[May 2014 – I can no longer recommend NCF as an ISP, please see the comments on the post for a link to an updated article]
The National Captial Freenet (NCF) is the 3rd ISP I’ve had high speed service from. Originally not having cable, I chose the Digital Subscriber Line (DSL) solution and went with Bell who provided my phone service. I might still be with them had it not been for Magma changing the rules on their dial up email account causing my @magma.ca address to expire, so switching to Magma (which was bought by Primus) for highspeed allowed me to keep my email address active. I don’t have much good to say about Primus.
With Bell, I was stuck on the 1Meg Nortel modem for a long time. My neighbourhood had been upgraded to use the newer higher speeds, but due to my ignorance (and Bell’s lack of information) I kept paying the same premium cost and getting low speed. Until I found out things had been better for many of my friends on DSL and called Bell to upgrade. It was a free upgrade, but annoying that it took me calling to get it to happen – I also had some interruption in service in the switch-over.
Calling Bell customer service was always frustrating, you had to run through the standard script – only to get yourself passed along to the next level where you might get someone more informed. I had an intermittent problem on the line and it was impossible to get help from them.
When I moved to Magma, the switch was smooth on their end. Bell continued to charge me for my DSL line for a couple of extra months, even though I wasn’t using their services. A huge thumbs down on Bell’s billing department.
Magma was a great company, and using their technical support I was able to get my intermittent line issues sorted out and fixed. Sadly, now owned by Primus there is in my experience terrible customer support. As a Magma customer I was grandfathered over to Primus, but apparently didn’t have full rights as a Primus customers (my customer ID wasn’t even a real Primus one). After a 20+ minute wait on hold just to talk to someone, I ended up in a frustrating conversation which took at least another 20 minutes to determine they couldn’t give me the service I wanted (DSL + static IP) at a competitive price.
Ages ago, my Dad had pointed me at NCF offering high speed at a very reasonable rate. I probably should have made the switch a long time ago, but I convinced myself into thinking that maintaining my email identity @magma was worth the extra cost. Ken had also had some success with Magma as an ISP, but I suspect my recent success moving away from them will help convince him to make the leap too.

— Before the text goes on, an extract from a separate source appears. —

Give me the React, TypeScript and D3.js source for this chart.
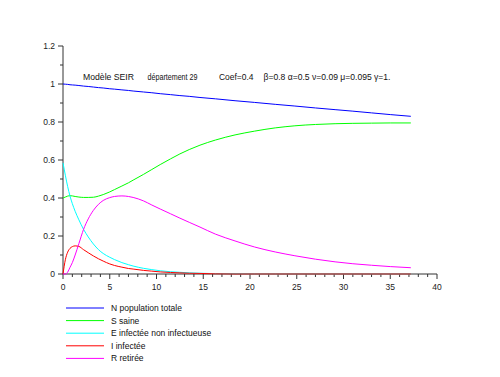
import React from "react";
import * as d3 from "d3";

const times = [0, 0.25, 0.5, 0.75, 1, 1.3, 1.7, 2.2, 2.7, 3.25, 3.8, 4.3, 5, 5.5, 6.3, 7, 7.5, 8.6, 9.5, 10.4, 11.5, 12.5, 13.5, 14.65, 16.3, 18.4, 20.5, 22.7, 24.8, 27, 29.1, 31, 33, 35, 37.2];

const nTotal = [1.0, 0.999, 0.998, 0.996, 0.995, 0.994, 0.992, 0.989, 0.987, 0.984, 0.981, 0.979, 0.975, 0.973, 0.969, 0.966, 0.963, 0.958, 0.954, 0.949, 0.944, 0.939, 0.935, 0.929, 0.922, 0.912, 0.903, 0.893, 0.884, 0.874, 0.865, 0.857, 0.848, 0.839, 0.83];
const sSaine = [0.4, 0.405, 0.41, 0.412, 0.411, 0.408, 0.405, 0.403, 0.403, 0.404, 0.41, 0.418, 0.432, 0.444, 0.463, 0.48, 0.494, 0.524, 0.55, 0.576, 0.606, 0.632, 0.655, 0.678, 0.705, 0.732, 0.752, 0.769, 0.78, 0.787, 0.791, 0.793, 0.794, 0.795, 0.795];
const eInfectee = [0.585, 0.52, 0.46, 0.41, 0.37, 0.33, 0.285, 0.235, 0.195, 0.158, 0.128, 0.108, 0.088, 0.076, 0.06, 0.049, 0.042, 0.03, 0.023, 0.017, 0.012, 0.009, 0.006, 0.004, 0.002, 0.001, 0, 0, 0, 0, 0, 0, 0, 0, 0];
const iInfectee = [0, 0.075, 0.115, 0.135, 0.144, 0.148, 0.145, 0.128, 0.112, 0.095, 0.08, 0.068, 0.053, 0.045, 0.036, 0.029, 0.026, 0.019, 0.015, 0.011, 0.008, 0.006, 0.004, 0.003, 0.001, 0, 0, 0, 0, 0, 0, 0, 0, 0, 0];
const rRetiree = [0, 0.0, 0.01, 0.035, 0.06, 0.1, 0.16, 0.235, 0.29, 0.335, 0.367, 0.387, 0.402, 0.408, 0.411, 0.408, 0.403, 0.385, 0.363, 0.342, 0.317, 0.294, 0.272, 0.247, 0.21, 0.174, 0.142, 0.116, 0.096, 0.078, 0.064, 0.054, 0.046, 0.039, 0.033];

const seriesNames = ["N population totale", "S saine", "E infectée non infectueuse", "I infectée", "R retirée"];
const seriesColors = ["#0000ff", "#00ff00", "#00ffff", "#ff0000", "#ff00ff"];
const seriesValues = [nTotal, sSaine, eInfectee, iInfectee, rRetiree];

const xTicks = [0, 5, 10, 15, 20, 25, 30, 35, 40];
const yTicks = [0, 0.2, 0.4, 0.6, 0.8, 1, 1.2];
const yTickLabels = ["0", "0.2", "0.4", "0.6", "0.8", "1", "1.2"];

const titleParts = ["Modèle SEIR", "département 29", "Coef=0.4", "β=0.8 α=0.5 ν=0.09 μ=0.095 γ=1."];

export default function App() {
  const x = d3.scaleLinear().domain([0, 40]).range([63, 437]);
  const y = d3.scaleLinear().domain([0, 1.2]).range([274, 46]);
  const line = d3
    .line<number>()
    .x((_, i) => x(times[i]))
    .y((v) => y(v))
    .curve(d3.curveMonotoneX);

  const xMinor = d3.range(0, 41, 1).filter((v) => v % 5 !== 0);
  const yMinor = d3.range(0.1, 1.2, 0.2);

  const titleX = [83, 147.5, 219, 263.5];
  const titleW = [51, 50, 34.5, 127];

  const font = "'Liberation Sans', Arial, Helvetica, sans-serif";
  const axisColor = "#333";

  return (
    <svg
      width={500}
      height={377}
      style={{ position: "absolute", left: 0, top: 0, background: "#fff" }}
      fontFamily={font}
    >
      <rect x={0} y={0} width={500} height={377} fill="#fff" />
      <line x1={x(0)} x2={x(40)} y1={y(0)} y2={y(0)} stroke={axisColor} strokeWidth={1} />
      <line x1={x(0)} x2={x(0)} y1={y(0)} y2={y(1.2)} stroke={axisColor} strokeWidth={1} />
      {xTicks.map((t) => (
        <g key={"xt" + t}>
          <line x1={x(t)} x2={x(t)} y1={y(0)} y2={y(0) + 5} stroke={axisColor} />
          <text x={x(t)} y={290} fontSize={8.5} textAnchor="middle" fill="#222">
            {t}
          </text>
        </g>
      ))}
      {xMinor.map((t) => (
        <line key={"xm" + t} x1={x(t)} x2={x(t)} y1={y(0)} y2={y(0) + 3} stroke={axisColor} />
      ))}
      {yTicks.map((t, i) => (
        <g key={"yt" + t}>
          <line x1={x(0) - 5} x2={x(0)} y1={y(t)} y2={y(t)} stroke={axisColor} />
          <text x={55} y={y(t)} dy="0.35em" fontSize={8.5} textAnchor="end" fill="#222">
            {yTickLabels[i]}
          </text>
        </g>
      ))}
      {yMinor.map((t) => (
        <line key={"ym" + t} x1={x(0) - 3} x2={x(0)} y1={y(t)} y2={y(t)} stroke={axisColor} />
      ))}
      {titleParts.map((p, i) => (
        <text
          key={"ti" + i}
          x={titleX[i]}
          y={79.5}
          fontSize={8.5}
          fill="#111"
          textLength={titleW[i]}
          lengthAdjust="spacingAndGlyphs"
        >
          {p}
        </text>
      ))}
      {seriesValues.map((vals, i) => (
        <path key={"s" + i} d={line(vals) || ""} fill="none" stroke={seriesColors[i]} strokeWidth={1} />
      ))}
      {seriesNames.map((name, i) => {
        const ly = 308 + i * 12.6;
        return (
          <g key={"lg" + i}>
            <line x1={66} x2={104} y1={ly} y2={ly} stroke={seriesColors[i]} strokeWidth={1} />
            <text x={111} y={ly} dy="0.35em" fontSize={8.5} fill="#111">
              {name}
            </text>
          </g>
        );
      })}
    </svg>
  );
}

Signing up with NCF is done online, similar to many ISPs today. They do support switching from another ISP and their website recommends a week or two of overlap to avoid losing service. I cut things a bit fine, but the switch-over looks like it has gone ok (knock on wood). There was a small mess up with the start of service date, to which I got a fairly detailed email reply promptly – included in that note was the line “any further questions, just give us a call” followed by the office number. On a whim, I dialed it up to check on one more detail – and was astounded to hit “0” and almost immediately talk to someone. Better still, they knew what they were doing – and could answer my question right then and there.
As I already own a DSL modem and line filters etc. The only thing I needed from them was service. I was able to switch over before my Primus account had expired, and today marks the official start of my NCF service. When I initially switched (June 25th) I did some speedtests to see how things were. On Primus/Magma my speeds were consistently 2500kb/s down and 650kb/s up. On the 26th, switching to my new DSL login on NCF – I wasn’t surprised to see the same numbers. Today I checked my speed again. WOW! 4400kb/s down and 650kb/s up. Maybe its a fluke, but I’m hoping it isn’t.
Summary – NCF offers DSL service for $29.95 a month, no contract. There is no speed cap, so up to 5 Mb/s down, 800 Kb/s up (max). They offer static IPs for additional cost. It is run by people who know what they are doing. This not-for-profit organization deserves your business.